◆ **Data lines**
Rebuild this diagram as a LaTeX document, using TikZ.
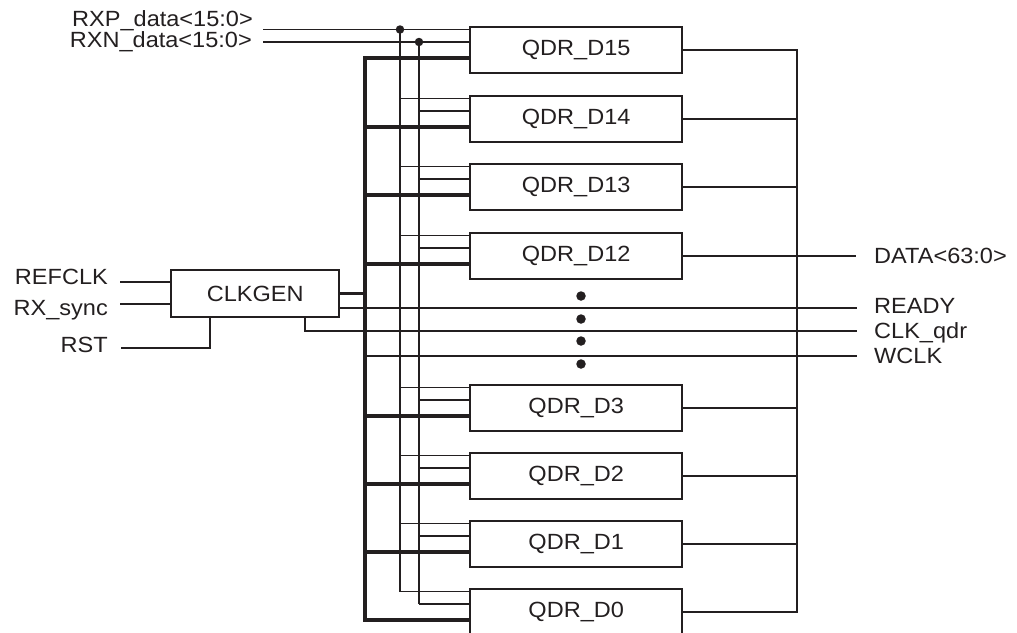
\documentclass[tikz,border=0pt]{standalone}
\usepackage{fontspec}
\setmainfont[FakeStretch=1.07]{Liberation Sans}
\definecolor{ink}{HTML}{231F20}
\newcommand\lblfont{\fontsize{22}{26}\selectfont}
\begin{document}
\begin{tikzpicture}[x=1pt,y=-1pt,
  box/.style={draw=ink, line width=2.4pt, minimum width=212pt, minimum height=46pt,
    inner sep=0pt, anchor=north west, font=\lblfont, text=ink},
  sig/.style={draw=ink, line width=1.2pt},
  busline/.style={draw=ink, line width=3.5pt, line join=miter},
  outw/.style={draw=ink, line width=2.1pt, line join=miter},
  jdot/.style={circle, fill=ink, inner sep=0pt, minimum size=8.5pt},
  lbl/.style={font=\lblfont, inner sep=0pt, text=ink}
]
\useasboundingbox (0,0) rectangle (1017,632);
\clip (0,0) rectangle (1017,632);

% guide coordinates
\coordinate (vp) at (400,0);
\coordinate (vn) at (419,0);
\coordinate (vb) at (365,0);
\coordinate (vr) at (797,0);
\coordinate (qx) at (305,0);
\coordinate (rx) at (210,0);

% QDR blocks
\foreach \n/\t in {15/26,14/95,13/163,12/232,3/384,2/452,1/520,0/588}{
  \node[box] (D\n) at (469,\t) {QDR\_D\n};
  \coordinate (p\n) at ([yshift=-3.5pt]D\n.north west);
  \coordinate (q\n) at ([yshift=-16pt]D\n.north west);
  \coordinate (c\n) at ([yshift=-32pt]D\n.north west);
  \draw[sig] (p\n -| vp) -- (p\n);
  \draw[sig] (q\n -| vn) -- (q\n);
  \draw[busline] (c\n -| vb) -- (c\n);
  \draw[outw] (D\n.east) -- (D\n.east -| vr);
}

% data inputs
\node[lbl, anchor=base east] (rxpl) at (253,26.5) {RXP\_data<15:0>};
\node[lbl, anchor=base east] (rxnl) at (252,47.5) {RXN\_data<15:0>};
\coordinate (rxpA) at (263,29.5);
\coordinate (rxnA) at (263,42);
\node[jdot] (jp) at (p15 -| vp) {};
\node[jdot] (jn) at (q15 -| vn) {};
\draw[sig] (rxpA) -- (jp.center) -- (p15);
\draw[sig] (rxnA |- q15) -- (jn.center) -- (q15);
\draw[sig] (jp.center) -- (p0 -| vp);
\draw[sig] (jn.center) -- (q0 -| vn);

% clock bus
\draw[busline] (c15) -- (c15 -| vb) -- (c0 -| vb) -- (c0);

% output bus
\draw[outw] (D15.east) -- (D15.east -| vr) -- (D0.east -| vr) -- (D0.east);

% CLKGEN
\node[box, minimum width=168pt, minimum height=47pt] (clk) at (170,269) {CLKGEN};
\draw[busline] (clk.east) -- (clk.east -| vb);

\node[lbl, anchor=base east] (refl) at (108,284) {REFCLK};
\node[lbl, anchor=base east] (rxsl) at (108,315) {RX\_sync};
\node[lbl, anchor=base east] (rstl) at (108,352) {RST};
\coordinate (refA) at (120,282);
\coordinate (rxsA) at (120,304);
\coordinate (rstA) at (121,348);
\draw[sig] (refA) -- (refA -| clk.west);
\draw[sig] (rxsA) -- (rxsA -| clk.west);
\draw[sig] (rstA) -- (rstA -| rx) -- (clk.south -| rx);

% outputs on the right
\node[lbl, anchor=base west] (datal) at (874,263) {DATA<63:0>};
\node[lbl, anchor=base west] (readyl) at (874,313) {READY};
\node[lbl, anchor=base west] (clkql) at (874,338) {CLK\_qdr};
\node[lbl, anchor=base west] (wclkl) at (874,363) {WCLK};
\coordinate (dataend) at (856,0);
\coordinate (readyend) at (857,308);
\coordinate (clkqend) at (857,331);
\coordinate (wclkend) at (857,356);
\draw[outw] (D12.east) -- (D12.east -| dataend);
\draw[sig] (clk.east |- readyend) -- (readyend);
\draw[sig] (clk.south -| qx) -- (qx |- clkqend) -- (clkqend);
\draw[sig] (wclkend -| vb) -- (wclkend);

% ellipsis dots
\node[jdot, minimum size=9.5pt] (e1) at (581,296) {};
\node[jdot, minimum size=9.5pt] (e2) at (581,319) {};
\node[jdot, minimum size=9.5pt] (e3) at (581,341) {};
\node[jdot, minimum size=9.5pt] (e4) at (581,364) {};
\end{tikzpicture}
\end{document}
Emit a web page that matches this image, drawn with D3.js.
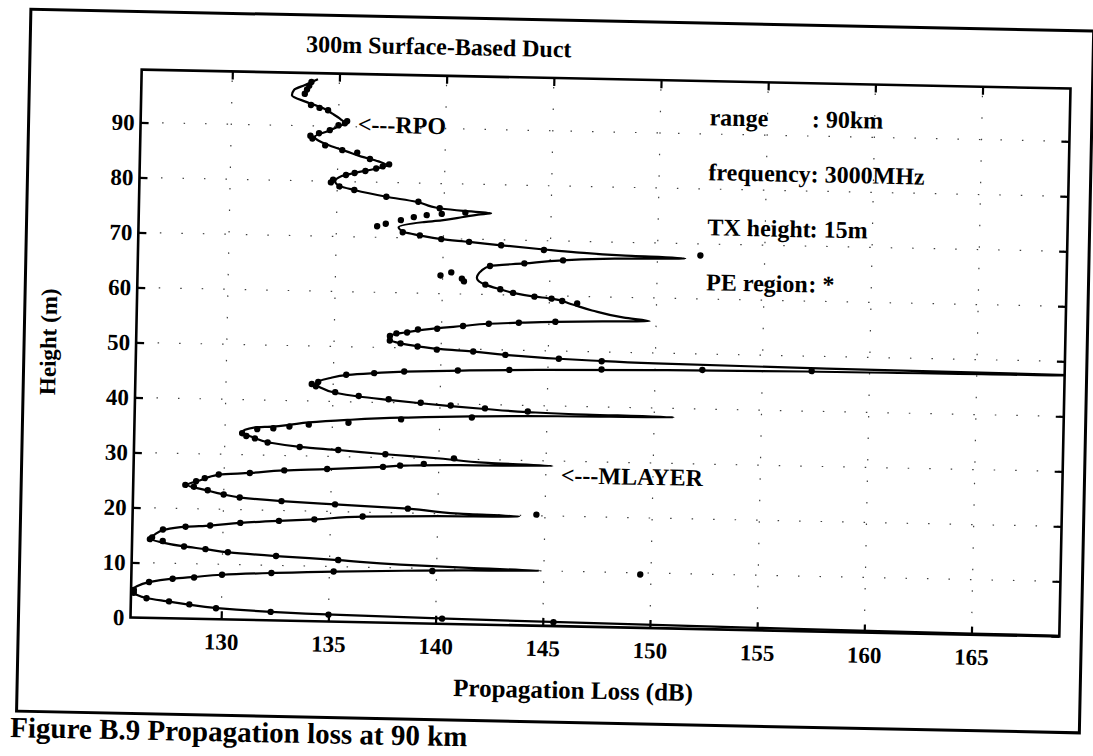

◆ **Stated exercise**
Leave the pictures out, and transcribe each of the records exactly.

◆ **Reply**
Rebuild this diagram as a LaTeX document, using TikZ.
\documentclass[tikz,border=0pt]{standalone}
\usepackage{fontspec}
\setmainfont[FakeStretch=1.07]{Liberation Sans}
\definecolor{ink}{HTML}{231F20}
\newcommand\lblfont{\fontsize{22}{26}\selectfont}
\begin{document}
\begin{tikzpicture}[x=1pt,y=-1pt,
  box/.style={draw=ink, line width=2.4pt, minimum width=212pt, minimum height=46pt,
    inner sep=0pt, anchor=north west, font=\lblfont, text=ink},
  sig/.style={draw=ink, line width=1.2pt},
  busline/.style={draw=ink, line width=3.5pt, line join=miter},
  outw/.style={draw=ink, line width=2.1pt, line join=miter},
  jdot/.style={circle, fill=ink, inner sep=0pt, minimum size=8.5pt},
  lbl/.style={font=\lblfont, inner sep=0pt, text=ink}
]
\useasboundingbox (0,0) rectangle (1017,632);
\clip (0,0) rectangle (1017,632);

% guide coordinates
\coordinate (vp) at (400,0);
\coordinate (vn) at (419,0);
\coordinate (vb) at (365,0);
\coordinate (vr) at (797,0);
\coordinate (qx) at (305,0);
\coordinate (rx) at (210,0);

% QDR blocks
\foreach \n/\t in {15/26,14/95,13/163,12/232,3/384,2/452,1/520,0/588}{
  \node[box] (D\n) at (469,\t) {QDR\_D\n};
  \coordinate (p\n) at ([yshift=-3.5pt]D\n.north west);
  \coordinate (q\n) at ([yshift=-16pt]D\n.north west);
  \coordinate (c\n) at ([yshift=-32pt]D\n.north west);
  \draw[sig] (p\n -| vp) -- (p\n);
  \draw[sig] (q\n -| vn) -- (q\n);
  \draw[busline] (c\n -| vb) -- (c\n);
  \draw[outw] (D\n.east) -- (D\n.east -| vr);
}

% data inputs
\node[lbl, anchor=base east] (rxpl) at (253,26.5) {RXP\_data<15:0>};
\node[lbl, anchor=base east] (rxnl) at (252,47.5) {RXN\_data<15:0>};
\coordinate (rxpA) at (263,29.5);
\coordinate (rxnA) at (263,42);
\node[jdot] (jp) at (p15 -| vp) {};
\node[jdot] (jn) at (q15 -| vn) {};
\draw[sig] (rxpA) -- (jp.center) -- (p15);
\draw[sig] (rxnA |- q15) -- (jn.center) -- (q15);
\draw[sig] (jp.center) -- (p0 -| vp);
\draw[sig] (jn.center) -- (q0 -| vn);

% clock bus
\draw[busline] (c15) -- (c15 -| vb) -- (c0 -| vb) -- (c0);

% output bus
\draw[outw] (D15.east) -- (D15.east -| vr) -- (D0.east -| vr) -- (D0.east);

% CLKGEN
\node[box, minimum width=168pt, minimum height=47pt] (clk) at (170,269) {CLKGEN};
\draw[busline] (clk.east) -- (clk.east -| vb);

\node[lbl, anchor=base east] (refl) at (108,284) {REFCLK};
\node[lbl, anchor=base east] (rxsl) at (108,315) {RX\_sync};
\node[lbl, anchor=base east] (rstl) at (108,352) {RST};
\coordinate (refA) at (120,282);
\coordinate (rxsA) at (120,304);
\coordinate (rstA) at (121,348);
\draw[sig] (refA) -- (refA -| clk.west);
\draw[sig] (rxsA) -- (rxsA -| clk.west);
\draw[sig] (rstA) -- (rstA -| rx) -- (clk.south -| rx);

% outputs on the right
\node[lbl, anchor=base west] (datal) at (874,263) {DATA<63:0>};
\node[lbl, anchor=base west] (readyl) at (874,313) {READY};
\node[lbl, anchor=base west] (clkql) at (874,338) {CLK\_qdr};
\node[lbl, anchor=base west] (wclkl) at (874,363) {WCLK};
\coordinate (dataend) at (856,0);
\coordinate (readyend) at (857,308);
\coordinate (clkqend) at (857,331);
\coordinate (wclkend) at (857,356);
\draw[outw] (D12.east) -- (D12.east -| dataend);
\draw[sig] (clk.east |- readyend) -- (readyend);
\draw[sig] (clk.south -| qx) -- (qx |- clkqend) -- (clkqend);
\draw[sig] (wclkend -| vb) -- (wclkend);

% ellipsis dots
\node[jdot, minimum size=9.5pt] (e1) at (581,296) {};
\node[jdot, minimum size=9.5pt] (e2) at (581,319) {};
\node[jdot, minimum size=9.5pt] (e3) at (581,341) {};
\node[jdot, minimum size=9.5pt] (e4) at (581,364) {};
\end{tikzpicture}
\end{document}
Emit a web page that matches this image, drawn with D3.js.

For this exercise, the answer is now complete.